== Data provided ==

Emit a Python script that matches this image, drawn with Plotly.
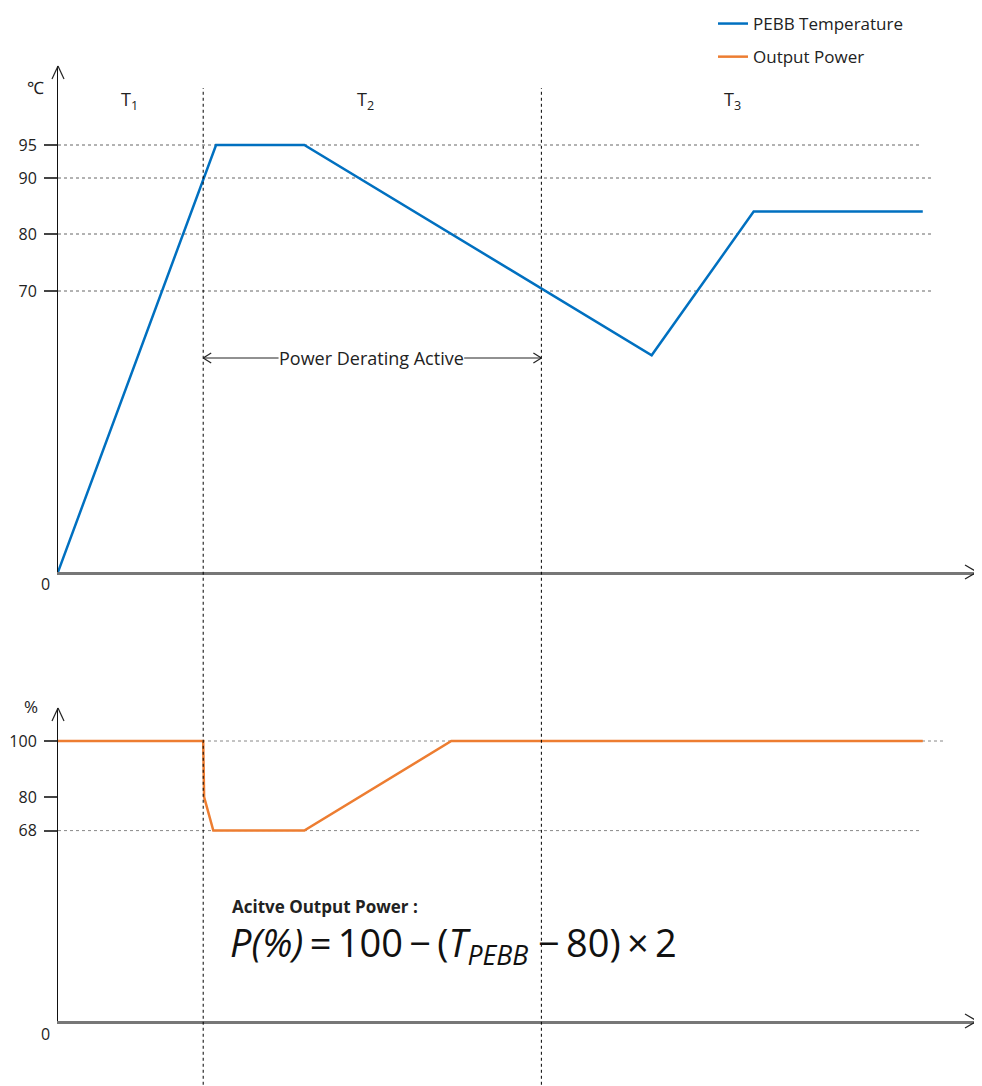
import numpy as np
import plotly.graph_objects as go

# ---------------- data ----------------
time_temp = [0, 17.2, 26.8, 64.6, 75.7, 94.1]
temp_vals = [0, 95, 95, 54, 84, 84]

time_power = [0, 15.8, 15.9, 16.9, 26.8, 42.8, 94.1]
power_vals = [100, 100, 80, 68, 68, 100, 100]

temp_ticks = [70, 80, 90, 95]
power_ticks = [68, 80, 100]
phase_bounds = [15.8, 52.6]          # T1/T2 and T2/T3 boundaries
phase_labels = ["T<sub>1</sub>", "T<sub>2</sub>", "T<sub>3</sub>"]
phase_label_x = [7.8, 33.5, 73.4]

# schematic (broken) temperature scale: anchors temperature -> display units
scale_T = [0, 70, 80, 90, 95]
scale_D = [0, 281, 338, 394, 427]


def tdisp(v):
    return np.interp(v, scale_T, scale_D)


BLUE = "#0070C0"
ORANGE = "#ED7D31"
FONT = "Open Sans"
W, H = 974, 1078          # page body has an 8px margin
L, R = 50, 5
PW = W - L - R
TOP_RANGE = 506
BOT_RANGE = 313 / 2.8


def py(y):
    """figure pixel row -> paper fraction"""
    return 1 - y / H


fig = go.Figure()
fig.add_trace(go.Scatter(x=time_temp, y=tdisp(temp_vals), mode="lines",
                         line=dict(color=BLUE, width=2.5), name="PEBB Temperature",
                         legendgroup="a", xaxis="x", yaxis="y"))
fig.add_trace(go.Scatter(x=time_power, y=power_vals, mode="lines",
                         line=dict(color=ORANGE, width=2.5), name="Output Power",
                         legendgroup="b", xaxis="x2", yaxis="y2"))

shapes = []
annots = []

# gridlines top
grid_end_top = {95: 93.9, 90: 95.3, 80: 95.3, 70: 95.3}
for v in temp_ticks:
    shapes.append(dict(type="line", xref="x", yref="y", x0=0, x1=grid_end_top[v],
                       y0=tdisp(v), y1=tdisp(v), line=dict(color="#666", width=1, dash="dot"), layer="below"))
grid_end_bot = {100: 96.5, 68: 93.9}
for v in [100, 68]:
    shapes.append(dict(type="line", xref="x2", yref="y2", x0=0, x1=grid_end_bot[v],
                       y0=v, y1=v, line=dict(color="#888", width=1, dash="dot"), layer="below"))

# vertical phase boundaries spanning both panels
for b in phase_bounds:
    shapes.append(dict(type="line", xref="x", yref="paper", x0=b, x1=b, y0=-0.01, y1=py(80),
                       line=dict(color="#000", width=1, dash="dot")))


# open chevron arrow heads: two short lines in pixel offsets from an anchor
def chevron(xref, yref, xa, ya, pts, color="#222"):
    for (dx, dy) in pts:
        shapes.append(dict(type="line", xref=xref, yref=yref, xsizemode="pixel", ysizemode="pixel",
                           xanchor=xa, yanchor=ya, x0=0, y0=0, x1=dx, y1=dy,
                           line=dict(color=color, width=1.2)))


RIGHT = [(-12, 7), (-12, -7)]
UP = [(-6, -13), (6, -13)]
top_dom = [py(564), py(58)]
bot_dom = [py(1013), py(700)]
chevron("paper", "paper", 1, top_dom[0], RIGHT)
chevron("paper", "paper", 1, bot_dom[0], RIGHT)
chevron("paper", "paper", 0, top_dom[1], UP)
chevron("paper", "paper", 0, bot_dom[1], UP)

# Power derating double arrow
pda_y = 572 - 358
shapes.append(dict(type="line", xref="x", yref="y", x0=phase_bounds[0], x1=24.0, y0=pda_y, y1=pda_y,
                   line=dict(color="#222", width=1)))
shapes.append(dict(type="line", xref="x", yref="y", x0=44.2, x1=phase_bounds[1], y0=pda_y, y1=pda_y,
                   line=dict(color="#222", width=1)))
chevron("x", "y", phase_bounds[0], pda_y, [(8, 5), (8, -5)])
chevron("x", "y", phase_bounds[1], pda_y, [(-8, 5), (-8, -5)])
annots.append(dict(xref="x", yref="y", x=34.1, y=pda_y, text="Power Derating Active", showarrow=False,
                   font=dict(size=18, color="#222"), xanchor="center", yanchor="middle"))

# phase labels
for lbl, px in zip(phase_labels, phase_label_x):
    annots.append(dict(xref="x", yref="paper", x=px, y=py(92), text=lbl, showarrow=False,
                       font=dict(size=18, color="#222"), xanchor="center", yanchor="middle"))

# unit labels and zero labels
annots.append(dict(xref="paper", yref="paper", x=-23 / PW, y=py(80), text="℃", showarrow=False,
                   font=dict(size=17, color="#222"), xanchor="center", yanchor="middle"))
annots.append(dict(xref="paper", yref="paper", x=-27 / PW, y=py(698), text="%", showarrow=False,
                   font=dict(size=17, color="#222"), xanchor="center", yanchor="middle"))
annots.append(dict(xref="paper", yref="paper", x=-13 / PW, y=py(576), text="0", showarrow=False,
                   font=dict(size=16, color="#222"), xanchor="center", yanchor="middle"))
annots.append(dict(xref="paper", yref="paper", x=-13 / PW, y=py(1026), text="0", showarrow=False,
                   font=dict(size=16, color="#222"), xanchor="center", yanchor="middle"))

# formula
annots.append(dict(xref="x2", yref="y2", x=(230 - 58) / 9.19, y=(1021 - 906) / 2.8,
                   text="<b>Acitve Output Power :</b>",
                   showarrow=False, font=dict(size=17, color="#222"), xanchor="left", yanchor="middle"))
annots.append(dict(xref="x2", yref="y2", x=(228 - 58) / 9.19, y=(1021 - 944) / 2.8,
                   text="<i>P(%)</i>\u2009=\u2009100\u2009−\u2009(<i>T</i><sub><i>PEBB</i></sub> −\u200980)\u2009×\u20092",
                   showarrow=False, font=dict(size=38, color="#111"), xanchor="left", yanchor="middle"))

axis_common = dict(showgrid=False, zeroline=False, automargin=False)
fig.update_layout(
    width=W, height=H, autosize=False,
    margin=dict(l=L, r=R, t=0, b=0, autoexpand=False),
    paper_bgcolor="white", plot_bgcolor="rgba(0,0,0,0)",
    font=dict(family=FONT, color="#222"),
    xaxis=dict(domain=[0, 1], range=[0, 100], anchor="y", showline=True, linecolor="#777", linewidth=2.5,
               showticklabels=False, ticks="", **axis_common),
    xaxis2=dict(domain=[0, 1], range=[0, 100], anchor="y2", showline=True, linecolor="#777", linewidth=2.5,
                showticklabels=False, ticks="", **axis_common),
    yaxis=dict(domain=top_dom, range=[0, TOP_RANGE], anchor="x", showline=True,
               linecolor="#111", linewidth=1, ticks="outside", ticklen=13, tickcolor="#444", tickwidth=1.5,
               tickvals=list(tdisp(temp_ticks)), ticktext=[str(v) for v in temp_ticks],
               tickfont=dict(size=16, color="#222"), ticklabelstandoff=4, **axis_common),
    yaxis2=dict(domain=bot_dom, range=[0, BOT_RANGE], anchor="x2", showline=True,
                linecolor="#111", linewidth=1, ticks="outside", ticklen=13, tickcolor="#444", tickwidth=1.5,
                tickvals=power_ticks, ticktext=[str(v) for v in power_ticks],
                tickfont=dict(size=16, color="#222"), ticklabelstandoff=4, **axis_common),
    showlegend=True,
    legend=dict(x=(705 - L) / PW, y=1 + 2 / H, xanchor="left", yanchor="top",
                font=dict(size=17, color="#222"),
                bgcolor="rgba(0,0,0,0)", tracegroupgap=8),
    shapes=shapes, annotations=annots,
)

fig.write_html("out.html")
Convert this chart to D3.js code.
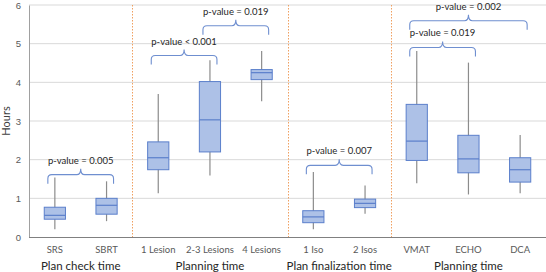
<!DOCTYPE html>
<html>
<head>
<meta charset="utf-8">
<script src="https://cdn.jsdelivr.net/npm/d3@7"></script>
<style>
  body { margin: 0; background: #fff; }
  svg { display: block; font-family: Lato, "Open Sans", sans-serif; }
</style>
</head>
<body>
<svg id="chart" width="546" height="272"></svg>
<script>
// categories and their group
const categories = ["SRS", "SBRT", "1 Lesion", "2-3 Lesions", "4 Lesions", "1 Iso", "2 Isos", "VMAT", "ECHO", "DCA"];
const groups = [
  {name: "Plan check time", from: 0, to: 1},
  {name: "Planning time", from: 2, to: 4},
  {name: "Plan finalization time", from: 5, to: 6},
  {name: "Planning time", from: 7, to: 9}
];

// box plot values (hours)
const whiskerLow  = [0.20, 0.41, 1.13, 1.59, 3.51, 0.20, 0.60, 1.39, 1.10, 1.13];
const q1          = [0.46, 0.59, 1.74, 2.20, 4.07, 0.37, 0.76, 1.98, 1.66, 1.42];
const median      = [0.56, 0.82, 2.05, 3.03, 4.25, 0.52, 0.87, 2.48, 2.02, 1.74];
const q3          = [0.77, 1.00, 2.46, 4.02, 4.33, 0.68, 0.98, 3.43, 2.63, 2.05];
const whiskerHigh = [1.54, 1.44, 3.70, 4.57, 4.81, 1.68, 1.33, 4.81, 4.51, 2.64];

const yTicks = [0, 1, 2, 3, 4, 5, 6];

// significance brackets: category index range, level of bracket ends (hours), label
const brackets = [
  {from: 0, to: 1, level: 1.38, label: "p-value = 0.005"},
  {from: 2, to: 3, level: 4.46, label: "p-value < 0.001"},
  {from: 3, to: 4, level: 5.23, label: "p-value = 0.019"},
  {from: 5, to: 6, level: 1.62, label: "p-value = 0.007"},
  {from: 7, to: 8, level: 4.67, label: "p-value = 0.019"},
  {from: 7, to: 9, level: 5.36, label: "p-value = 0.002"}
];

const svg = d3.select("#chart");
const margin = {left: 29, right: 0, top: 5, bottom: 35};
const W = 546, H = 272;

const x = d3.scaleBand().domain(d3.range(categories.length))
  .range([margin.left, W - margin.right]).paddingInner(0).paddingOuter(0);
const y = d3.scaleLinear().domain([0, 6]).range([H - margin.bottom, margin.top]);

// gridlines
svg.append("g").selectAll("line").data(yTicks.filter(d => d > 0)).join("line")
  .attr("x1", margin.left).attr("x2", W - margin.right)
  .attr("y1", d => y(d)).attr("y2", d => y(d))
  .attr("stroke", "#d9d9d9").attr("stroke-width", 1);

// group separators
svg.append("g").selectAll("line").data(groups.slice(1)).join("line")
  .attr("x1", d => Math.round(x(d.from)) + 0.5).attr("x2", d => Math.round(x(d.from)) + 0.5)
  .attr("y1", y(6)).attr("y2", y(0))
  .attr("stroke", "#f0a060").attr("stroke-width", 1).attr("stroke-dasharray", "1.5,1.5");

// y axis
const yAxis = svg.append("g").attr("transform", `translate(${margin.left},0)`)
  .call(d3.axisLeft(y).tickValues(yTicks).tickFormat(d3.format("d")).tickSize(0).tickPadding(8));
yAxis.select(".domain").attr("stroke", "#a0a0a0");
yAxis.selectAll("text").attr("fill", "#595959").style("font-size", "9.5px");

svg.append("line")
  .attr("x1", margin.left).attr("x2", W).attr("y1", y(0) + 0.5).attr("y2", y(0) + 0.5)
  .attr("stroke", "#808080").attr("stroke-width", 1.2);

svg.append("text")
  .attr("transform", `translate(10,${y(3)}) rotate(-90)`)
  .attr("text-anchor", "middle").attr("fill", "#404040")
  .style("font-size", "11px").text("Hours");

// category labels
svg.append("g").selectAll("text").data(categories).join("text")
  .attr("x", (d, i) => x(i) + x.bandwidth() / 2).attr("y", 253)
  .attr("text-anchor", "middle").attr("fill", "#595959")
  .style("font-size", "9.5px").text(d => d);

// group labels
svg.append("g").selectAll("text").data(groups).join("text")
  .attr("x", d => (x(d.from) + x(d.to) + x.bandwidth()) / 2).attr("y", 270)
  .attr("text-anchor", "middle").attr("fill", "#262626")
  .style("font-size", "11.5px").text(d => d.name);

// boxes
const bw = x.bandwidth() * 0.41;
const box = svg.append("g").selectAll("g").data(categories).join("g")
  .attr("transform", (d, i) => `translate(${x(i) + x.bandwidth() / 2},0)`);

box.append("line")
  .attr("x1", 0).attr("x2", 0)
  .attr("y1", (d, i) => y(whiskerLow[i])).attr("y2", (d, i) => y(whiskerHigh[i]))
  .attr("stroke", "#8c8c8c").attr("stroke-width", 1.2);

box.append("rect")
  .attr("x", -bw / 2).attr("width", bw)
  .attr("y", (d, i) => y(q3[i])).attr("height", (d, i) => y(q1[i]) - y(q3[i]))
  .attr("fill", "#adc1e7").attr("stroke", "#5b7fcb").attr("stroke-width", 1);

box.append("line")
  .attr("x1", -bw / 2).attr("x2", bw / 2)
  .attr("y1", (d, i) => y(median[i])).attr("y2", (d, i) => y(median[i]))
  .attr("stroke", "#5b7fcb").attr("stroke-width", 1.2);

// curly brackets
function bracePath(x1, x2, yb) {
  const yh = yb - 9, yt = yh - 6, xm = (x1 + x2) / 2, r = 4;
  return `M${x1},${yb} L${x1},${yh + r} Q${x1},${yh} ${x1 + r},${yh}` +
    ` L${xm - r},${yh} Q${xm},${yh} ${xm},${yt}` +
    ` Q${xm},${yh} ${xm + r},${yh} L${x2 - r},${yh}` +
    ` Q${x2},${yh} ${x2},${yh + r} L${x2},${yb}`;
}

const br = svg.append("g").selectAll("g").data(brackets).join("g");
br.append("path")
  .attr("d", d => bracePath(x(d.from) + x.bandwidth() / 2 - 7,
                            x(d.to) + x.bandwidth() / 2 + 7, y(d.level)))
  .attr("fill", "none").attr("stroke", "#6f8fd0").attr("stroke-width", 1.1);
br.append("text")
  .attr("x", d => (x(d.from) + x(d.to) + x.bandwidth()) / 2)
  .attr("y", d => y(d.level) - 20)
  .attr("text-anchor", "middle").attr("fill", "#262626")
  .style("font-size", "9.5px").text(d => d.label);
</script>
</body>
</html>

===

▶ Directive:
Only the number is wanted: how many lines in the entries above contain the string "this"?

▶ Completed task:
2